Sunday, September 4, 2011

The Best Hike of My Life Thus Far

Under the heat of the summer, the laziness of my roof, and with the fire that I love so much, I found a new obsession with a hopefulness for my death. I hiked today and I only thought minimally of a hopefulness for my death. I thought about it while we were at the dam, where the water fell a hundred feet from the reservoir and onto the bottom. I thought about how it would feel for my falling body to crash into the water. And then I gave it details by watching the loose drops of water trickle down but I found myself hopeful for something else. Something more. I felt sad. And I felt happy. And then I thought about a Bon Iver song because I get dramatic sometimes and everything was worth something again. Just that suddenly.

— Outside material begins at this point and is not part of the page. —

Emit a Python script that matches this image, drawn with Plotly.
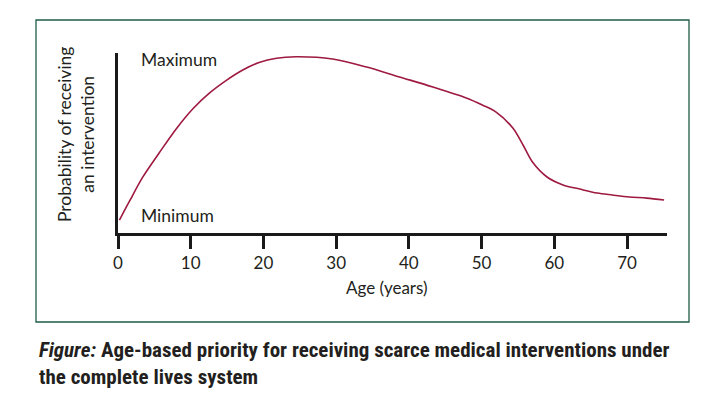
import plotly.graph_objects as go

ages = [0.2, 1.6, 3.4, 5.7, 8.0, 10.3, 12.6, 14.9, 17.1, 19.4, 21.8, 24.5, 29.5, 34.2,
        38.7, 43.3, 47.9, 50.1, 52.0, 54.3, 55.7, 57.0, 59.0, 61.2, 63.5, 65.9, 68.0, 70.3, 72.7, 75.1]
probability = [0.072, 0.178, 0.31, 0.447, 0.578, 0.69, 0.778, 0.848, 0.904, 0.947, 0.971, 0.979,
               0.967, 0.922, 0.867, 0.811, 0.75, 0.711, 0.672, 0.583, 0.489, 0.394, 0.311, 0.267,
               0.244, 0.222, 0.211, 0.2, 0.194, 0.183]
tick_vals = [0, 10, 20, 30, 40, 50, 60, 70]
tick_text = ["0", "10", "20", "30", "40", "50", "60", "70"]

OFF = 8  # page body margin
W, H = 714 - OFF, 399 - OFF
L, R, T, B = 118 - OFF, 47, 53 - OFF, 166
pw, ph = W - L - R, H - T - B

def px(x):
    return (x - OFF - L) / pw

def py(y):
    return (H - B - (y - OFF)) / ph

FONT = "Lato, 'Open Sans', sans-serif"
TXT = "#231f20"

fig = go.Figure()
fig.add_trace(go.Scatter(x=ages, y=probability, mode="lines",
                         line=dict(color="#9e1a40", width=1.6, shape="spline", smoothing=0.9),
                         hoverinfo="skip", showlegend=False))

fig.update_layout(
    width=W, height=H,
    margin=dict(l=L, r=R, t=T, b=B),
    paper_bgcolor="white", plot_bgcolor="white",
    font=dict(family=FONT, size=17, color=TXT),
    xaxis=dict(range=[0, 75.5], tickvals=tick_vals, ticktext=tick_text,
               showgrid=False, zeroline=False, showline=True, linecolor="#1a1a1a", linewidth=2.5,
               ticks="outside", ticklen=13, tickwidth=2.5, tickcolor="#1a1a1a",
               tickfont=dict(family=FONT, size=17, color=TXT), fixedrange=True),
    yaxis=dict(range=[0, 1], showticklabels=False, showgrid=False, zeroline=False,
               showline=True, linecolor="#1a1a1a", linewidth=2.5, ticks="", fixedrange=True),
    shapes=[dict(type="rect", xref="paper", yref="paper",
                 x0=px(36), x1=px(689), y0=py(322), y1=py(20),
                 line=dict(color="#1f5c45", width=1.3), fillcolor="rgba(0,0,0,0)", layer="below")],
    annotations=[
        dict(text="Maximum", xref="paper", yref="paper", x=px(139), y=py(60),
             xanchor="left", yanchor="middle", showarrow=False, font=dict(size=17.5)),
        dict(text="Minimum", xref="paper", yref="paper", x=px(139), y=py(215),
             xanchor="left", yanchor="middle", showarrow=False, font=dict(size=17.5)),
        dict(text="Age (years)", xref="paper", yref="paper", x=px(387), y=py(287),
             xanchor="center", yanchor="middle", showarrow=False, font=dict(size=17)),
        dict(text="Probability of receiving<br>an intervention", xref="paper", yref="paper",
             x=px(76), y=py(135), xanchor="center", yanchor="middle", textangle=-90,
             showarrow=False, font=dict(size=17.5)),
        dict(text="<b><i>Figure:</i> Age-based priority for receiving scarce medical interventions under"
                  "<br>the complete lives system</b>",
             xref="paper", yref="paper", x=px(37), y=py(336), xanchor="left", yanchor="top",
             align="left", showarrow=False,
             font=dict(family="'Liberation Sans Narrow', 'Roboto Condensed', Roboto, sans-serif",
                       size=21, color=TXT)),
    ],
)

fig.write_html("out.html")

On our way back, I even thought about a tomorrow without death. There was something about that hike. It was the lazy river that we followed and the aqueducts that we walked on. It was the calmness of the rocky drive to Lyons Reservoir. It was the sight of the vastness of the reservoir and how it looked like a painting. It was walking down to the bridge where we looked down at the giant, gaping hole of water. It was there that I felt small. Insignificant. Like a spec. Like I needed to see this before I made my mind up about my life. It was the roughness of the boulders and their urge for us to keep climbing. It was the Four Day story and my drenched shoes. It was this place telling me that I don't have to want to die all the time.

I don't want to leave here. I just don't want to lose this.